= The Public Sphere: An Encyclopedia Article (1964) =

In this article Jürgen Habermas, Sara Lennox, and Frank Lennox attempt to examine the notions of Habermas's thesis, The Structural Transformation of the Public Sphere focusing on the development of the public sphere today. The article begins by demonstrating the idea of a public sphere, referring to it as a "concept" in which private individuals assemble to form a public body in an "unrestricted fashion". According to Habermas, the public sphere itself is to derive from democracy. He highlights the importance of the freedom to assemble and to express opinions in an inclusive manner. The opinions on matters of general interest from a large public body require a vehicle of transmission in order to supply information and enable the possibility for societal influence. He determines that the modern means for this transmission are through media such as newspapers, magazines, television, and radio.

He then discusses the history of the public sphere starting with medieval times and determines that there was no clear separation between the public and private realms, only public representation of power. The medieval representation of the public sphere was linked to the concrete existence of a ruler, for example he referred to the princely seal as a symbol of sovereignty that was considered public. Feudal authorities including church, princes, and nobility began to disintegrated during a long process of polarization and a bourgeois sphere separate from the state came into existence. "Public no longer referred to the "representative" court of a prince endowed with authority, but rather to an institution regulated according to competence, to an apparatus endowed with a monopoly on the legal exertion of authority".

Habermas includes "The Liberal Model of the Public Sphere" in the third section of the article, focusing on the role of the transformation of public discussion. Individuals began to assemble into a public body in order to guarantee the general interest free of political pressures. The editorial staff emerged as a new element that transformed the newspapers into an institution that would make public opinion accessible. Press soon became the mediator for the public's discussion on general interest matters for the masses.

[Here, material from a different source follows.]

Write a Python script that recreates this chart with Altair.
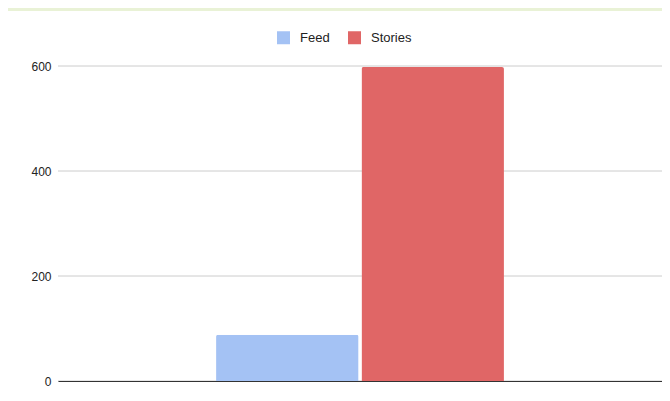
import altair as alt
import pandas as pd

categories = ["Feed", "Stories"]
values = [88, 598]
colors = ["#a4c2f4", "#e06666"]
y_ticks = [0, 200, 400, 600]

df = pd.DataFrame({"group": ["" for _ in categories], "series": categories, "value": values})
grid_df = pd.DataFrame({"tick": y_ticks})

yscale = alt.Scale(domain=[0, 600], nice=False)
yaxis = alt.Axis(values=y_ticks, title=None, domain=False, ticks=False, grid=False,
                 zindex=1, labelPadding=7, labelFontSize=12, labelColor="#222222",
                 labelFont="Liberation Sans")

panel = alt.Chart(alt.Data(values=[{}])).mark_rect(color="white").encode(
    x=alt.value(-50), x2=alt.value(604), y=alt.value(-55), y2=alt.value(330)
)

grid = alt.Chart(grid_df).mark_rule(color="#cccccc", strokeWidth=1).encode(
    y=alt.Y("tick:Q", scale=yscale, axis=yaxis),
    x=alt.value(0), x2=alt.value(604),
)

bars = alt.Chart(df).mark_bar(
    cornerRadiusTopLeft=2, cornerRadiusTopRight=2
).encode(
    x=alt.X("group:N", axis=alt.Axis(labels=False, ticks=False, title=None, zindex=1,
                                      domainColor="#333333", domainWidth=1.2, grid=False),
            scale=alt.Scale(paddingInner=0, paddingOuter=0.549)),
    xOffset=alt.XOffset("series:N", scale=alt.Scale(paddingInner=0.02, paddingOuter=0),
                        sort=categories),
    y=alt.Y("value:Q", scale=yscale, axis=yaxis),
    color=alt.Color("series:N", sort=categories,
                    scale=alt.Scale(domain=categories, range=colors),
                    legend=alt.Legend(title=None, orient="none", legendX=219, legendY=-35,
                                      direction="horizontal", symbolType="square",
                                      symbolSize=169, symbolStrokeWidth=0,
                                      labelFontSize=13, labelColor="#222222",
                                      labelFont="Liberation Sans", labelOffset=10,
                                      columnPadding=18)),
)

chart = alt.layer(panel, grid, bars).resolve_scale(y="shared").properties(
    width=604, height=315,
    background="#e9f2d6",
    autosize=alt.AutoSizeParams(type="none"),
    padding={"left": 50, "top": 58, "right": 0, "bottom": 12},
).configure_view(stroke=None)

chart.save("out.html", embed_options={"renderer": "svg", "actions": False})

Finally, the article ends with a section on "The Public Sphere in the Social Welfare State Mass Democracy", as Habermas believes that the existence of "The Liberal Model of the Public Sphere" has diminished in today's society with the use of propaganda, and modern journalism. Habermas argues that the public and private spheres have intertwined together as the gaps in education between classes have declined. He suggests that a refeudalization of the public sphere has occurred due to the power and impact of private interest. The public no longer consists of groups of individuals anymore, but rather of those organized and institutions. The public sphere has been weakened of its critical functions, thus can only be realized on an altered basis.